Oxygen is 20% of our atmosphere and thus hard to eliminate, so generally we work to limit the availability of fuel and the ignition source.
Ignition causes could be a spark, open flame, or a heat source, like an electrical radiant heater. Fuel can be dust, gas, or vapour. If any one element of an explosion is absent, the explosion won’t occur.
Explosive Properties of Fuels
Fuels only react in certain ratios. For example, hydrogen will react (with atmosphere) at concentrations over 5%, but less than 95%. Some fuels have much more constrained limits. We call these limits the UEL and LEL, or Upper and Lower Explosion Limits, and they are expressed as percentages.

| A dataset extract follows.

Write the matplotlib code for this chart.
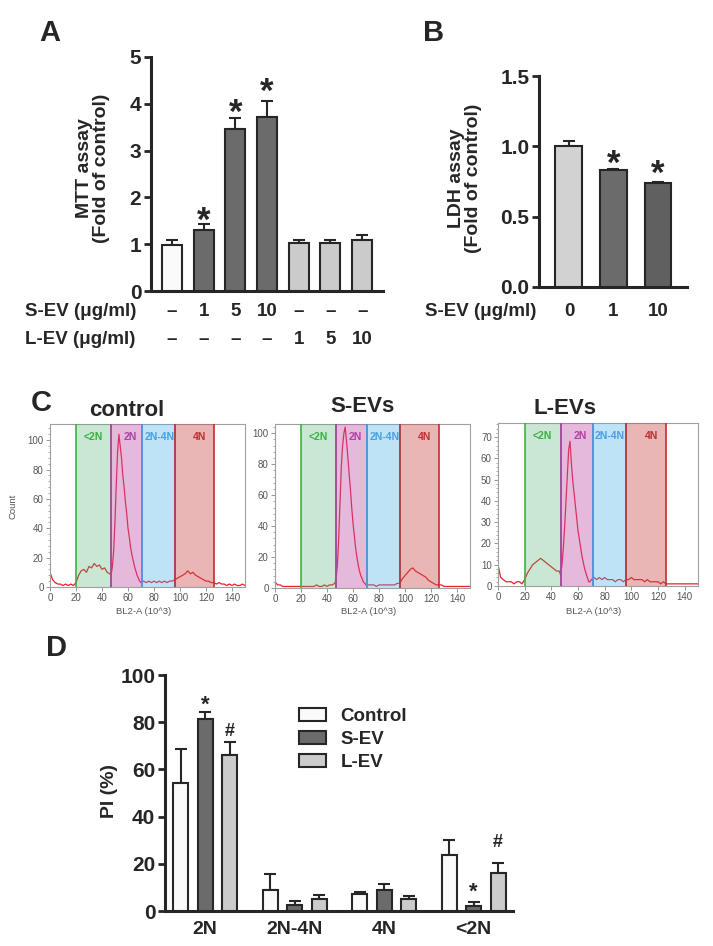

If you exceed the UEL, or fall short of the LEL, explosions cannot occur. Keep fuels outside of the limits and you are safe. Similarly, if you keep the temperature outside of the combustion range of the fuels, that is safe, too.
Injuries from Explosions
Injuries are not always apparent. Bleeding and physical trauma such as shrapnel are obvious. Symptoms such as deafness, breathing difficulty, shock, concussive, or deep tissue injuries may not show physical signs. All explosion victims are considered seriously injured until proven otherwise.
Serious burns can result from the extreme radiance of an explosion, too. Outward signs may not manifest for many minutes after exposure, but the pain is real.
It is difficult to control the presence of oxygen. You must either control the temperature, keeping it below the point of combustion of the materials you are work with, or control the sources of ignition.
When fuel of any sort accumulates, it must be removed, physically in the case of dust and powder, or ventilated, in the case of gas or vapours. Don’t become a matter of historical record…
Be aware; be safe; keep it clean; and, most importantly, do your regular maintenance!
The Imperial Sugar Refinery dust explosion was the largest in U.S. history. It resulted in 14 deaths, dozens of injuries, and the complete and utter destruction of the more than one hundred year old facility.